I was always seen as a populist Director General in that I believed that a lot of the BBC's income should be spent on what I described as popular, quality British programming. That was what audiences wanted and I made no apologies for pursuing that goal. But I also believed that it was important that we made a breadth of programmes which served the varied audiences to be found in Britain as well as, at times, making some programmes for their own intrinsic value even if the audiences were likely to be ridiculously low.

In Ms Jowell's new world of slavishly consulting licence fee payers I wonder if the latter will survive.

A bad night for the Daleks

So what happened to Dr Who? Why didn't it win the RTS award for the best drama series at the ceremony last week?

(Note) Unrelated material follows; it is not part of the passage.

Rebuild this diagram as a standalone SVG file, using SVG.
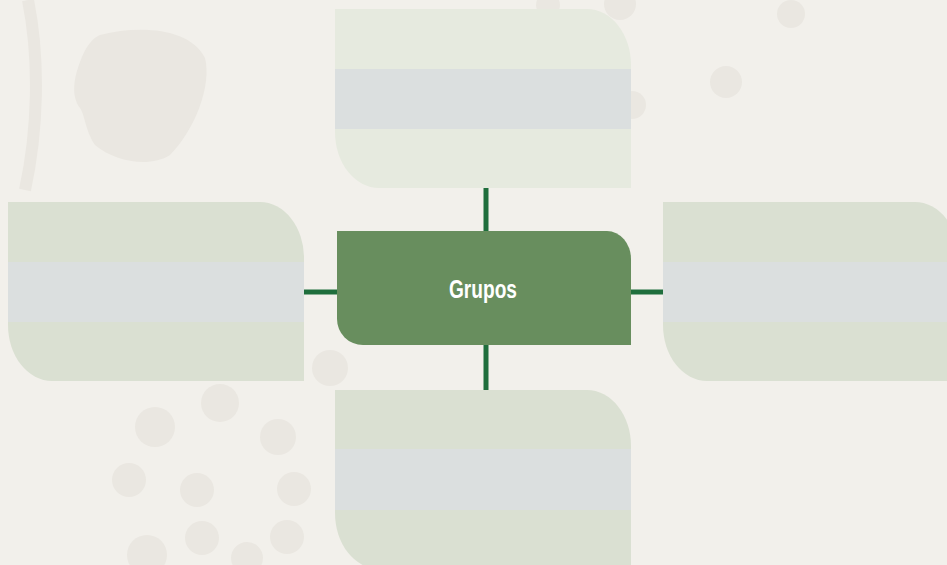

Of all the difficult things to pull off in television, radically re-launching a much-loved series is just about the hardest to do and the BBC team who made Dr Who did it brilliantly. So why didn't they win? Could it just be that snobbery came into it and the judges couldn't bring themselves to give the award to a drama that was so obviously populist?

What was ironic was that the winner, Bodies, also came from the BBC but not everyone was celebrating its success. The series was commissioned as a BBC 3/BBC 4 co-production but was cancelled after the arrival of Roly Keating as controller of BBC 2. The writer Jed Mercuria was highly critical of Keating's decision so he must have felt pretty smug after the award.

Meanwhile, we wait to find out if BAFTA will give Dr Who the award it so surely deserves.